Indexing for an ascending date value

indexperformance

Let's say you have a table of invoices

CREATE TABLE Invoice
(  InvoiceID int IDENTITY(1,1) PRIMARY KEY,
   InvoiceDate DateTime CONSTRAINT [df_invoicedate] DEFAULT GETDATE(),
   ....
)

The invoice table has an InvoiceDate which is always the current date/time when the record is inserted.

Let's say you index this date

CREATE INDEX idx_InvoiceDate ON Invoice(InvoiceDate)

Note this is a non-clustered index (held in a separate file).

Let's say we know the RDBMS uses B+tree format for index files.

Bearing in mind that all inserts will hit the same page of the index file (because they are always at the end of the sort order), and that inserts into a single location are worst-case for B+tree insert, what special considerations should be observed?

Will this index end up lopsided? Should it be reindexed regularly? Should I use a low, normal, or high fill factor?

Should we try to find something else to put into the index prior to the date, e.g. an invoice type, to get the tree to balance out more evenly?

Will there be issues with hotspots or index page contention, because all inserts hits the same part of the index? What can I do to mitigate that?

I understand that for an ascending surrogate key, a reverse key index might be better. But this is a date and I may want to perform scans of a date range. Is there anything I can do that will alleviate any of the issues that reverse key indices are meant to address?

Or is all of this a total non-issue, and indices of this kind are fine and I should stop worrying about it?

Best Answer

Will this index end up lopsided?
No. The way the BTree algorithm works keeps it balanced. (One interpretation of the "B" in BTree is for "balanced".) As leaf pages fill they cause parent pages to split, with half the rows going to each new parent. Further rows cause further splits, which cascade up the tree until the root has to split, at which point a new root page is created. At every stage all paths from root to leaf have the same length and hence "balanced".

Should it be reindexed regularly?
Yes. Each DBMS has its own idiosynchracies but likely regular re-build of indexes will be recommended. If for no other reason, the statistics will get out of date eventually which will result in less efficient query plans.
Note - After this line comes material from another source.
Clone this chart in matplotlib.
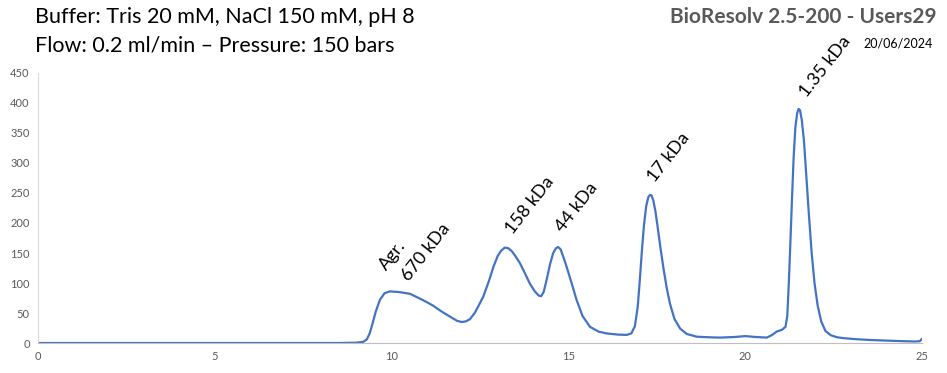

Should I use a low, normal, or high fill factor?
As all writes will be on the right-most pages leaving free space anywhere else will be a waste. There will never be any writes to use up that free space. Use a fill factor of 100%.

Should we try to find something else to put into the index
Indexes aren't (generally speaking) created for entertainment purposes. They're there to improve query performance or support constraint enforcement. If your workload would benefit from a <something> + date index then create that. If not, don't. Indexes require extra work during writes and consume space and maintenance time. Create the ones you need and no more. And no less. Keep in mind filtered indexes and included columns. Bear in mind that optimiser math may mean your indexes aren't used anyway.

Will there be issues with hotspots or index page contention .. What can I do to mitigate that?
Well, yes, in theory. First test and prove you'll have a problem meeting your expectied transaction-per-second count. If you can't, are you sure it's this index that's the limiting factor? If it is, in-memory tables and snapshot isolation may implement concurrency mechanisms different to the "base" system's, depending on DBMS. There may be alternative storage engines whose characteristics differ. Try those to see if the pain receeds. You can always post a follow-up question here with quantatative observations!

I understand that for an ascending surrogate key..
Surrogate keys are made-up values that replace human-intelligible natural keys. They're used for reasons releated to DBMS implementation peculiarities and are not inherent to the relational model. Your date is not a surrogate key - it is business data.

a reverse key index might be better.
Hmmm .. OK, so instead of writing all today's rows to key value 20161021 you'd write them to .. 12016102? How does that help? Hashing won't help either: to use the hashed values for lookup each date would have to produce the same hash so there's still a hotspot.

Or is all of this a total non-issue, and indices of this kind are fine and I should stop worrying about it?
Probably. The vast majority of indexes on most systems are like this. By-and-large they work just fine and the DBMS is able to process significant workloads on modest hardware. Indexing is one of those things you can (and should) tweak ad nauseam after go-live. Concentrate on delivering a normalised, feature-rich, debugged system. Tune it afterwards.